Further information on what information you need to provide to people when gathering their data in different circumstances can be found via the Information Commissioner’s Office (ICO). You can also find out more about British Canoeing’s overall approach to privacy and data protection, including our privacy notices, policies and contact details, in our Privacy Centre.
Membership and Insurance
British Canoeing clubs, RDTs and discipline committees are covered to organise events through the British Canoeing Public and Products Liability insurance.
British Canoeing individual members also have this cover so can participate in any event. They also have a waterways license as part of their membership so can paddle on any waterways which require it.
Members of affiliated clubs are insured for recognised sessions and activities of that club, including events that the club organises.
Members of other affiliated clubs or paddlers who are not members of British Canoeing who wish to participate in an event will need to purchase a day ticket to participate. They will not however have a waterways license so this may need to be sourced elsewhere.
If an event, e.g. a club open day, is open to members of the public who are not members of British canoeing but who may be interested in joining , individuals are insured for a maximum of 6 initial "taster" sessions.
For indemnity to apply it is essential that the club records their name, address and dates of attendance. These details must be retained as they may be called upon in the event of a claim.

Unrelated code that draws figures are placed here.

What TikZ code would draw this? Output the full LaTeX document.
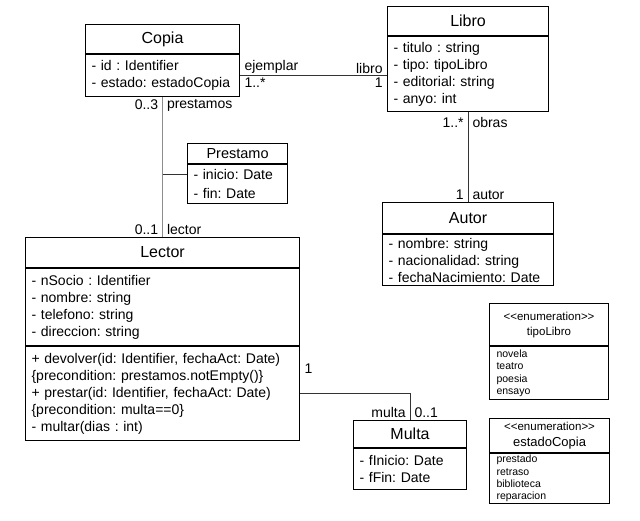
\documentclass[tikz,border=0pt]{standalone}
\usepackage{fontspec}
\setmainfont{Liberation Sans}
\newfontfamily\plainfont{Liberation Sans}
\usetikzlibrary{calc}
\frenchspacing

\tikzset{
  box/.style={draw, line width=1.1pt, anchor=north west, inner sep=0pt},
  ctitle/.style={box, font=\fontsize{16}{19}\selectfont, align=center},
  cbody/.style={box, font=\fontsize{14}{17}\selectfont, align=left, inner xsep=6pt, inner ysep=1pt},
  ebody/.style={box, font=\plainfont\fontsize{10.5}{12.3}\selectfont, align=left, inner xsep=7pt, inner ysep=1pt},
  lbl/.style={font=\fontsize{14}{17}\selectfont, inner xsep=4pt, inner ysep=2pt},
  assoc/.style={draw=black!80, line width=0.9pt},
}

\begin{document}
\begin{tikzpicture}[x=1pt,y=-1pt]

\useasboundingbox (0,0) rectangle (640,520);

% classes
\node[ctitle, minimum width=154, minimum height=29] (copiaT) at (85,24) {Copia};
\node[cbody, text width=142, minimum height=42] (copiaA) at (copiaT.south west)
  {- id : Identifier\\- estado: estadoCopia};

\node[ctitle, minimum width=161, minimum height=29] (libroT) at (387,6) {Libro};
\node[cbody, text width=149, minimum height=75] (libroA) at (libroT.south west)
  {- titulo : string\\- tipo: tipoLibro\\- editorial: string\\- anyo: int};

\node[ctitle, minimum width=100, minimum height=20, font=\fontsize{14.5}{17}\selectfont] (prestamoT) at (187,143) {Prestamo};
\node[cbody, text width=88, minimum height=39, font=\fontsize{14}{19}\selectfont] (prestamoA) at (prestamoT.south west)
  {- inicio: Date\\- fin: Date};

\node[ctitle, minimum width=171, minimum height=31] (autorT) at (382,202) {Autor};
\node[cbody, text width=159, minimum height=51] (autorA) at (autorT.south west)
  {- nombre: string\\- nacionalidad: string\\- fechaNacimiento: Date};

\node[ctitle, minimum width=274, minimum height=30] (lectorT) at (25,237) {Lector};
\node[cbody, text width=262, minimum height=77] (lectorA) at (lectorT.south west)
  {- nSocio : Identifier\\- nombre: string\\- telefono: string\\- direccion: string};
\node[cbody, text width=262, minimum height=94] (lectorO) at (lectorA.south west)
  {+ devolver(id: Identifier, fechaAct: Date)\\\{precondition: prestamos.notEmpty()\}\\+ prestar(id: Identifier, fechaAct: Date)\\\{precondition: multa==0\}\\- multar(dias : int)};

\node[ctitle, minimum width=113, minimum height=27] (multaT) at (353,420) {Multa};
\node[cbody, text width=101, minimum height=41] (multaA) at (multaT.south west)
  {- fInicio: Date\\- fFin: Date};

% enumerations
\node[box, minimum width=119, minimum height=42, align=center, font=\plainfont\fontsize{11.5}{15}\selectfont] (tipoT) at (489,303)
  {<<enumeration>>\\tipoLibro};
\node[ebody, text width=105, minimum height=53] (tipoA) at (tipoT.south west)
  {novela\\teatro\\poesia\\ensayo};

\node[box, minimum width=120, minimum height=34, align=center, font=\plainfont\fontsize{11.5}{15}\selectfont] (estadoT) at (489,418)
  {<<enumeration>>\\[1pt]{\fontsize{13}{15}\selectfont estadoCopia}};
\node[ebody, text width=106, minimum height=50] (estadoA) at (estadoT.south west)
  {prestado\\retraso\\biblioteca\\reparacion};

% associations
\draw[assoc] (copiaA.east) -- (copiaA.east -| libroA.west)
  node[lbl, pos=0, anchor=south west] {ejemplar}
  node[lbl, pos=0, anchor=north west] {1..*}
  node[lbl, pos=1, anchor=south east] {libro}
  node[lbl, pos=1, anchor=north east] {1};

\draw[assoc, draw=black!45] (copiaA.south) -- (lectorT.north)
  node[lbl, pos=0, anchor=north east] {0..3}
  node[lbl, pos=0, anchor=north west] {prestamos}
  node[lbl, pos=1, anchor=south east] {0..1}
  node[lbl, pos=1, anchor=south west] {lector};

\coordinate (prestamoL) at ($(prestamoA.north west)!0.25!(prestamoA.south west)$);
\draw[assoc] (prestamoL) -- (prestamoL -| copiaA.south);

\draw[assoc] (libroA.south) -- (autorT.north)
  node[lbl, pos=0, anchor=north east, yshift=-3] {1..*}
  node[lbl, pos=0, anchor=north west, yshift=-3] {obras}
  node[lbl, pos=1, anchor=south east] {1}
  node[lbl, pos=1, anchor=south west] {autor};

\draw[assoc] (lectorO.east) -| (multaT.north)
  node[lbl, pos=0, anchor=south west, yshift=18] {1}
  node[lbl, pos=1, anchor=south east] {multa}
  node[lbl, pos=1, anchor=south west] {0..1};

\end{tikzpicture}
\end{document}
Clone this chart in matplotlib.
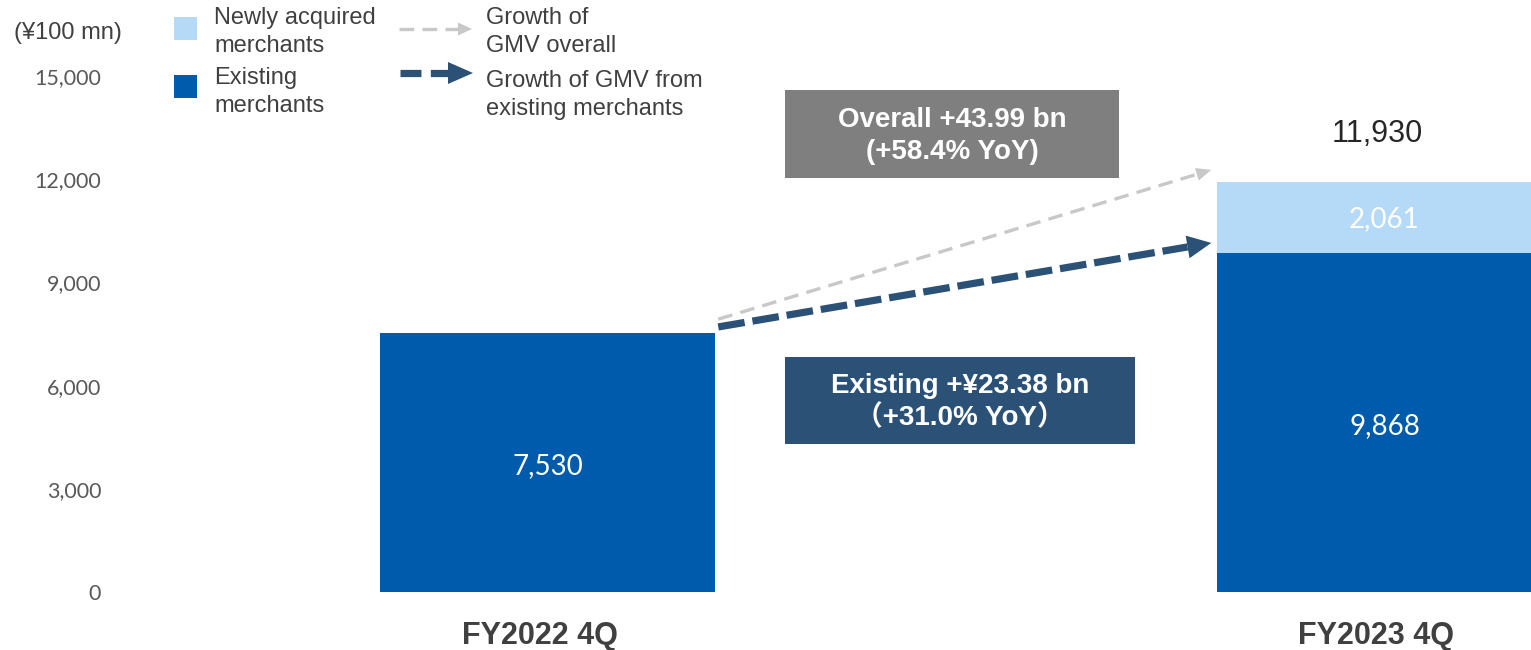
import numpy as np
import matplotlib.pyplot as plt
import matplotlib.transforms as mtransforms
from matplotlib.patches import Rectangle

categories = ["FY2022 4Q", "FY2023 4Q"]
existing = [7530, 9868]
newly = [0, 2061]
totals = [7530, 11930]
yticks = [0, 3000, 6000, 9000, 12000, 15000]

overall_note = "Overall +43.99 bn\n(+58.4% YoY)"
existing_note = "Existing +¥23.38 bn\n（+31.0% YoY）"

C_EXIST = "#005BAC"
C_NEW = "#B5DAF7"
C_GRAY_BOX = "#7F7F7F"
C_DARK_BOX = "#2C5176"
C_GRAY_ARROW = "#C8C8C8"
C_TEXT = "#404040"

W, H = 1531, 650
fig = plt.figure(figsize=(W / 100, H / 100), dpi=100)
ax = fig.add_axes([115 / W, 58 / H, (W - 115) / W, 516 / H])

x = np.arange(len(categories))
bw = 0.4
ax.bar(x, existing, width=bw, color=C_EXIST, zorder=2)
ax.bar(x, newly, width=bw, bottom=existing, color=C_NEW, zorder=2)

ax.set_xlim((115 - 547.5) / 837, (W - 547.5) / 837)
ax.set_ylim(0, 15000)
for s in ax.spines.values():
    s.set_visible(False)

ax.set_yticks(yticks)
ax.set_yticklabels([f"{v:,}" for v in yticks], family="Lato", fontsize=15.5, color="#595959")
ax.set_xticks(x)
ax.set_xticklabels(categories, family="Liberation Sans", fontsize=22, fontweight="bold", color=C_TEXT)
ax.tick_params(axis="y", length=0, pad=10)
ax.tick_params(axis="x", length=0, pad=21)
shift = mtransforms.ScaledTranslation(-8 / 100, 0, fig.dpi_scale_trans)
for lbl in ax.get_xticklabels():
    lbl.set_transform(lbl.get_transform() + shift)

# segment values
for i in range(len(categories)):
    ax.annotate(f"{existing[i]:,}", xy=(x[i], existing[i] / 2), xytext=(0, -2.5),
                textcoords="offset points", ha="center", va="center",
                family="Lato", fontsize=20, color="white", zorder=3)
    if newly[i] > 0:
        ax.annotate(f"{newly[i]:,}", xy=(x[i], existing[i] + newly[i] / 2), xytext=(0, -1.5),
                    textcoords="offset points", ha="center", va="center",
                    family="Lato", fontsize=20, color="white", zorder=3)

ax.annotate(f"{totals[1]:,}", xy=(x[1], totals[1]), xytext=(-5, 34), textcoords="offset points",
            ha="center", va="center", family="Liberation Sans", fontsize=22, color="#262626")


def dashed_arrow(axes, start, tip, color, lw, dashes, head_len, head_w):
    # line + solid head, built in display space so the head keeps its shape
    p0 = axes.transData.transform(start)
    p1 = axes.transData.transform(tip)
    u = (p1 - p0) / np.hypot(*(p1 - p0))
    n = np.array([-u[1], u[0]])
    base = p1 - u * head_len
    inv = axes.transData.inverted()
    line = inv.transform(np.vstack([p0, base]))
    axes.plot(line[:, 0], line[:, 1], color=color, lw=lw, linestyle=(0, dashes),
              solid_capstyle="butt", zorder=4, clip_on=False)
    head = inv.transform(np.vstack([p1, base + n * head_w / 2, base - n * head_w / 2]))
    axes.fill(head[:, 0], head[:, 1], color=color, lw=0, zorder=4, clip_on=False)


x0 = x[0] + bw / 2 + 0.004
x1 = x[1] - bw / 2 - 0.007
dashed_arrow(ax, (x0, existing[0] + 400), (x1, totals[1] + 340), C_GRAY_ARROW, 2.4, (4.4, 2.5), 15, 13)
dashed_arrow(ax, (x0, existing[0] + 175), (x1, existing[1] + 280), C_DARK_BOX, 5.2, (3.7, 1.1), 24, 23)

# overlay in pixel coordinates for legend and notes
lay = fig.add_axes([0, 0, 1, 1], zorder=5)
lay.set_xlim(0, W)
lay.set_ylim(H, 0)
lay.axis("off")
lay.patch.set_alpha(0)

lay.add_patch(Rectangle((785, 90), 334, 88, color=C_GRAY_BOX, lw=0))
lay.text(952, 136, overall_note, ha="center", va="center", family="Liberation Sans",
         fontsize=20, fontweight="bold", color="white", linespacing=1.3)
lay.add_patch(Rectangle((785, 357), 350, 87, color=C_DARK_BOX, lw=0))
lay.text(960, 402, existing_note, ha="center", va="center",
         family=["Liberation Sans", "Noto Sans CJK JP"],
         fontsize=20, fontweight="bold", color="white", linespacing=1.3)

lay.text(14, 33, "(¥100 mn)", ha="left", va="center", family="Liberation Sans",
         fontsize=17, color=C_TEXT)

lay.add_patch(Rectangle((174, 17), 23, 23, color=C_NEW, lw=0))
lay.add_patch(Rectangle((174, 75), 23, 23, color=C_EXIST, lw=0))
lay.text(214, 32, "Newly acquired\nmerchants", ha="left", va="center", family="Liberation Sans",
         fontsize=17, color=C_TEXT, linespacing=1.3)
lay.text(214, 92, "Existing\nmerchants", ha="left", va="center", family="Liberation Sans",
         fontsize=17, color=C_TEXT, linespacing=1.3)

dashed_arrow(lay, (399, 29), (472, 29), C_GRAY_ARROW, 2.4, (4.4, 2.5), 14, 13)
dashed_arrow(lay, (400, 73), (473, 73), C_DARK_BOX, 5.2, (2.9, 1.3), 25, 22)
lay.text(486, 32, "Growth of\nGMV overall", ha="left", va="center", family="Liberation Sans",
         fontsize=17, color=C_TEXT, linespacing=1.3)
lay.text(486, 95, "Growth of GMV from\nexisting merchants", ha="left", va="center",
         family="Liberation Sans", fontsize=17, color=C_TEXT, linespacing=1.3)

fig.savefig("out.png", dpi=100)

Everyone has a duty to protect clean sport. We want to know when we compete or watch sport that it’s the real deal - that there is integrity in sport. Cheating in any form undermines the spirit of sport and the efforts of clean athletes.
British Canoeing works in partnership with UK Anti-Doping (UKAD) and the International Canoe Federation (ICF) to ensure that the integrity of our sport is protected.
British Canoeing encourages everyone to share the message of Clean Sport. If you would like some resources or are interested in running a workshop for participants, please contact Gemma Wiggs, Anti-Doping Lead Officer ([email protected]). For more information on British Canoeing’s Paddle Clean programme visit: https://www.britishcanoeing.org.uk/competition/anti-doping-1. This includes club resources and guidance on the basics of anti-doping.
UK Anti-Doping and the International Canoe Federation manage the testing of athletes and select which events to test at. It is likely that they will turn up unannounced and will make themselves known to the Event Organiser. If Doping Control Officers do turn up to test they will liaise with you to identify where best to undertake the testing. Ideally, a disabled toilet with a room close by to do the administration. You don't need to pre-plan this but just be aware that testing of any British Canoeing member can take place at any time in accordance with British Canoeing, UK Anti-Doping and ICF rules.